▶ **Set exercise**: Begin with the line containing "The picture is" and end with the line containing "const totalTicks = [10, 35]"; set down that block verbatim and nothing else.
-------- Dataset content
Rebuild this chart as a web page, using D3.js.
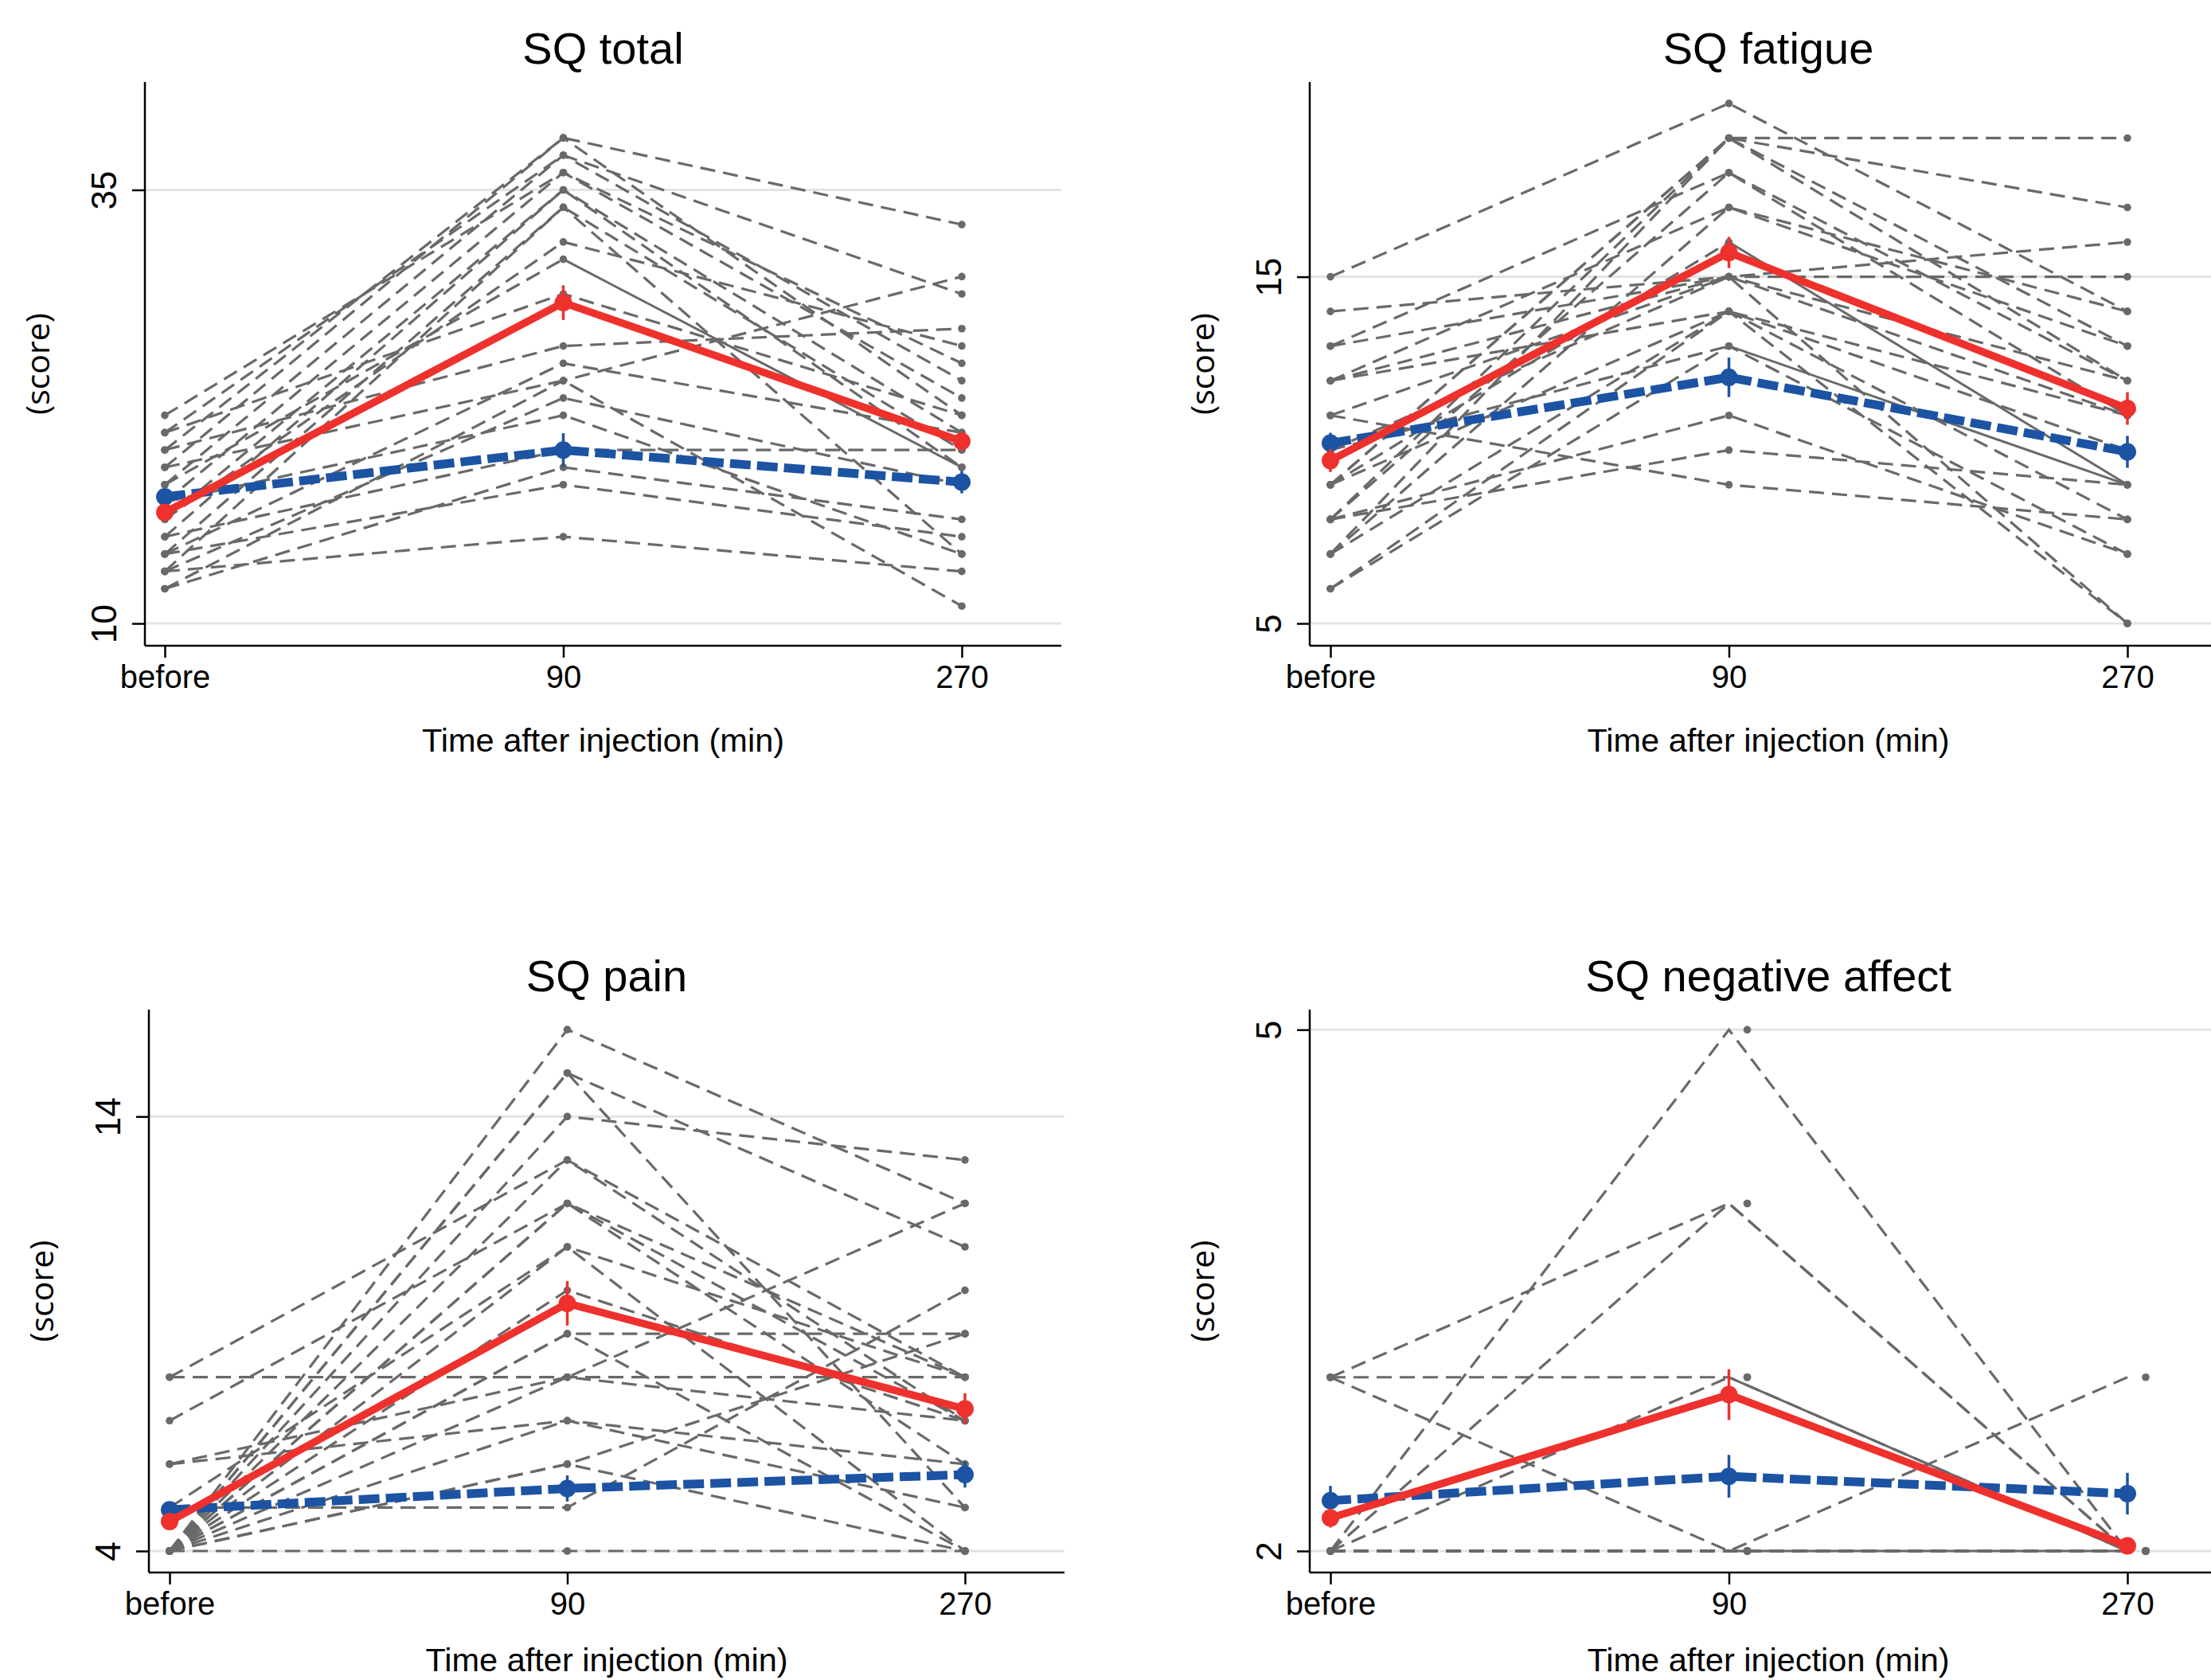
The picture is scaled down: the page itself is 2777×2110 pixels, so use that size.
<!DOCTYPE html>
<html>
<head>
<meta charset="utf-8">
<script src="https://cdn.jsdelivr.net/npm/d3@7"></script>
<style>
  body { margin: 0; background: #fff; }
  svg { display: block; }
</style>
</head>
<body>
<script>
const timeLabels = ["before", "90", "270"]

// one row per subject: score at [before, 90, 270]
const totalSubjects = [
  [20, 38, 33], [19, 38, 22], [21, 37, 29], [18, 37, 24], [17, 36, 25], [22, 36, 23],
  [16, 35, 21], [15, 35, 19], [14, 34, 20], [13, 34, 14], [16, 32, 26], [18, 31, 19],
  [21, 29, 22], [20, 26, 27], [14, 25, 21], [12, 24, 30], [19, 24, 11], [13, 23, 18],
  [17, 22, 14], [15, 20, 20], [12, 19, 16], [14, 18, 15], [13, 15, 13]
]
const totalRed = [16.4, 28.5, 20.5]
const totalRedErr = [0.4, 1.0, 0.5]
const totalBlue = [17.3, 20.0, 18.15]
const totalBlueErr = [0.4, 0.97, 0.65]
const totalTicks = [10, 35]

const fatigueSubjects = [
  [15, 20, 14], [9, 19, 19], [8, 19, 17], [7, 19, 13], [9, 19, 12], [8, 18, 12],
  [13, 18, 11], [7, 17, 14], [12, 17, 13], [9, 16, 9], [13, 15, 16], [14, 15, 15],
  [12, 15, 5], [11, 15, 12], [10, 15, 11], [12, 14, 10], [6, 14, 8], [10, 13, 9],
  [6, 13, 7], [8, 11, 7], [8, 10, 9], [11, 9, 8], [7, 14, 5], [9, 14, 11]
]
const fatigueRed = [9.7, 15.7, 11.2]
const fatigueRedErr = [0.33, 0.45, 0.47]
const fatigueBlue = [10.2, 12.1, 9.95]
const fatigueBlueErr = [0.3, 0.57, 0.46]
const fatigueTicks = [5, 15]

const painSubjects = [
  [4, 16, 12], [4, 15, 11], [4, 15, 5], [4, 14, 13], [8, 13, 7], [4, 13, 8],
  [7, 12, 8], [4, 12, 6], [4, 12, 7], [5, 11, 8], [4, 11, 4], [4, 10, 7],
  [4, 9, 9], [4, 9, 4], [8, 8, 8], [4, 8, 12], [6, 7, 6], [4, 6, 4],
  [5, 5, 10], [4, 4, 4], [6, 8, 7], [4, 6, 9], [4, 7, 5]
]
const painRed = [4.68, 9.7, 7.27]
const painRedErr = [0.16, 0.51, 0.36]
const painBlue = [4.95, 5.44, 5.76]
const painBlueErr = [0.14, 0.3, 0.3]
const painTicks = [4, 14]

const negSubjects = [
  [2, 5, 2], [3, 4, 2], [2, 4, 2], [3, 3, 2], [2, 3, 2], [3, 2, 3],
  [2, 2, 2], [2, 2, 2], [2, 2, 2], [2, 2, 2], [2, 2, 2], [2, 2, 2], [2, 2, 2]
]
const negRed = [2.19, 2.9, 2.03]
const negRedErr = [0.055, 0.146, 0.02]
const negBlue = [2.29, 2.43, 2.33]
const negBlueErr = [0.085, 0.123, 0.12]
const negTicks = [2, 5]

const w = 2777
const h = 2110
const gray = "#696969"
const red = "#ee312d"
const blue = "#1c53a3"

// layout of the four panels (pixel geometry only)
const panels = [
  {title: "SQ total", subjects: totalSubjects, red: totalRed, redErr: totalRedErr,
   blue: totalBlue, blueErr: totalBlueErr, ticks: totalTicks, solidSecond: [11],
   x0: 182, x1: 1333, bx: 207, ex: 1208, top: 103, bottom: 811, yLo: 783, yHi: 238.5,
   dotShift: 0, xTitleGap: 133},
  {title: "SQ fatigue", subjects: fatigueSubjects, red: fatigueRed, redErr: fatigueRedErr,
   blue: fatigueBlue, blueErr: fatigueBlueErr, ticks: fatigueTicks, solidSecond: [9, 17],
   x0: 1645, x1: 2797, bx: 1671, ex: 2672, top: 103, bottom: 811, yLo: 783, yHi: 347.6,
   dotShift: 0, xTitleGap: 133},
  {title: "SQ pain", subjects: painSubjects, red: painRed, redErr: painRedErr,
   blue: painBlue, blueErr: painBlueErr, ticks: painTicks, solidSecond: [],
   x0: 187, x1: 1337, bx: 213, ex: 1212, top: 1268, bottom: 1975, yLo: 1948, yHi: 1402.3,
   dotShift: 0, xTitleGap: 124},
  {title: "SQ negative affect", subjects: negSubjects, red: negRed, redErr: negRedErr,
   blue: negBlue, blueErr: negBlueErr, ticks: negTicks, solidSecond: [4, 6],
   x0: 1645, x1: 2797, bx: 1671, ex: 2672, top: 1268, bottom: 1975, yLo: 1948, yHi: 1293.3,
   dotShift: 23, xTitleGap: 124}
]

const svg = d3.select("body")
              .append("svg")
              .attr("width", w)
              .attr("height", h)

panels.forEach((p) => {
    const g = svg.append("g")
    const xScale = d3.scalePoint()
                     .domain(timeLabels)
                     .range([p.bx, p.ex])
    const yScale = d3.scaleLinear()
                     .domain(p.ticks)
                     .range([p.yLo, p.yHi])
    const line = d3.line()
                   .x((d) => xScale(d[0]))
                   .y((d) => yScale(d[1]))

    // gridlines
    g.selectAll(".grid")
     .data(p.ticks)
     .enter()
     .append("line")
     .attr("x1", p.x0)
     .attr("x2", p.x1)
     .attr("y1", (d) => yScale(d))
     .attr("y2", (d) => yScale(d))
     .attr("stroke", "#e3e3e3")
     .attr("stroke-width", 3)

    // individual subjects
    p.subjects.forEach((s, i) => {
        const pts = s.map((v, k) => [timeLabels[k], v])
        if (p.solidSecond.includes(i)) {
            g.append("path")
             .attr("d", line(pts.slice(0, 2)))
             .attr("fill", "none").attr("stroke", gray).attr("stroke-width", 3.2)
             .attr("stroke-dasharray", "19 10")
            g.append("path")
             .attr("d", line(pts.slice(1)))
             .attr("fill", "none").attr("stroke", gray).attr("stroke-width", 3)
        } else {
            g.append("path")
             .attr("d", line(pts))
             .attr("fill", "none").attr("stroke", gray).attr("stroke-width", 3.2)
             .attr("stroke-dasharray", "19 10")
        }
    })
    p.subjects.forEach((s) => {
        g.selectAll(null)
         .data(s)
         .enter()
         .append("circle")
         .attr("cx", (d, k) => xScale(timeLabels[k]) + (k > 0 ? p.dotShift : 0))
         .attr("cy", (d) => yScale(d))
         .attr("r", 4.8)
         .attr("fill", gray)
    })

    // group means with error bars
    const drawMean = (vals, errs, color, width, dash) => {
        const pts = vals.map((v, k) => [timeLabels[k], v])
        g.append("path")
         .attr("d", line(pts))
         .attr("fill", "none")
         .attr("stroke", color)
         .attr("stroke-width", width)
         .attr("stroke-dasharray", dash)
        g.selectAll(null)
         .data(vals)
         .enter()
         .append("line")
         .attr("x1", (d, k) => xScale(timeLabels[k]))
         .attr("x2", (d, k) => xScale(timeLabels[k]))
         .attr("y1", (d, k) => yScale(d - errs[k]))
         .attr("y2", (d, k) => yScale(d + errs[k]))
         .attr("stroke", color)
         .attr("stroke-width", 3.5)
        g.selectAll(null)
         .data(vals)
         .enter()
         .append("circle")
         .attr("cx", (d, k) => xScale(timeLabels[k]))
         .attr("cy", (d) => yScale(d))
         .attr("r", 11)
         .attr("fill", color)
    }
    drawMean(p.blue, p.blueErr, blue, 11, "26 8")
    drawMean(p.red, p.redErr, red, 9.5, null)

    // axes
    const yAxis = d3.axisLeft(yScale)
                    .tickValues(p.ticks)
                    .tickSize(16)
                    .tickFormat(d3.format("d"))
    g.append("g")
     .attr("transform", "translate(" + p.x0 + ", 0)")
     .call(yAxis)
     .call((a) => a.select(".domain").remove())
     .call((a) => a.selectAll("line").attr("stroke", "#000").attr("stroke-width", 2.5))
     .call((a) => a.selectAll("text")
                   .attr("transform", "rotate(-90)")
                   .attr("x", 0)
                   .attr("y", -36)
                   .attr("dy", 0)
                   .attr("text-anchor", "middle")
                   .attr("fill", "#000")
                   .style("font-family", "'Liberation Sans Narrow', 'Liberation Sans', sans-serif")
                   .style("font-size", "44px"))

    const xAxis = d3.axisBottom(xScale)
                    .tickSize(15)
    g.append("g")
     .attr("transform", "translate(0, " + p.bottom + ")")
     .call(xAxis)
     .call((a) => a.select(".domain").remove())
     .call((a) => a.selectAll("line").attr("stroke", "#000").attr("stroke-width", 2.5))
     .call((a) => a.selectAll("text")
                   .attr("y", 53)
                   .attr("dy", 0)
                   .attr("fill", "#000")
                   .style("font-family", "'Liberation Sans', Arial, sans-serif")
                   .style("font-size", "40px"))

    g.append("line")
     .attr("x1", p.x0).attr("x2", p.x0)
     .attr("y1", p.top).attr("y2", p.bottom)
     .attr("stroke", "#000").attr("stroke-width", 2.5)
    g.append("line")
     .attr("x1", p.x0).attr("x2", p.x1)
     .attr("y1", p.bottom).attr("y2", p.bottom)
     .attr("stroke", "#000").attr("stroke-width", 2.5)

    // texts
    const cx = (p.x0 + p.x1) / 2
    g.append("text")
     .attr("x", cx)
     .attr("y", p.top - 23)
     .attr("text-anchor", "middle")
     .style("font-family", "'Liberation Sans', Arial, sans-serif")
     .style("font-size", "56px")
     .text(p.title)
    g.append("text")
     .attr("x", cx)
     .attr("y", p.bottom + p.xTitleGap)
     .attr("text-anchor", "middle")
     .style("font-family", "'Liberation Sans', Arial, sans-serif")
     .style("font-size", "41.5px")
     .text("Time after injection (min)")
    g.append("text")
     .attr("transform", "translate(" + (p.x0 - 120) + ", " + ((p.top + p.bottom) / 2) + ") rotate(-90)")
     .attr("text-anchor", "middle")
     .style("font-family", "'Open Sans', sans-serif")
     .style("font-size", "41px")
     .text("(score)")
})
</script>
</body>
</html>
----------------
▶ **Solution**:
The picture is scaled down: the page itself is 2777×2110 pixels, so use that size.
<!DOCTYPE html>
<html>
<head>
<meta charset="utf-8">
<script src="https://cdn.jsdelivr.net/npm/d3@7"></script>
<style>
  body { margin: 0; background: #fff; }
  svg { display: block; }
</style>
</head>
<body>
<script>
const timeLabels = ["before", "90", "270"]

// one row per subject: score at [before, 90, 270]
const totalSubjects = [
  [20, 38, 33], [19, 38, 22], [21, 37, 29], [18, 37, 24], [17, 36, 25], [22, 36, 23],
  [16, 35, 21], [15, 35, 19], [14, 34, 20], [13, 34, 14], [16, 32, 26], [18, 31, 19],
  [21, 29, 22], [20, 26, 27], [14, 25, 21], [12, 24, 30], [19, 24, 11], [13, 23, 18],
  [17, 22, 14], [15, 20, 20], [12, 19, 16], [14, 18, 15], [13, 15, 13]
]
const totalRed = [16.4, 28.5, 20.5]
const totalRedErr = [0.4, 1.0, 0.5]
const totalBlue = [17.3, 20.0, 18.15]
const totalBlueErr = [0.4, 0.97, 0.65]
const totalTicks = [10, 35]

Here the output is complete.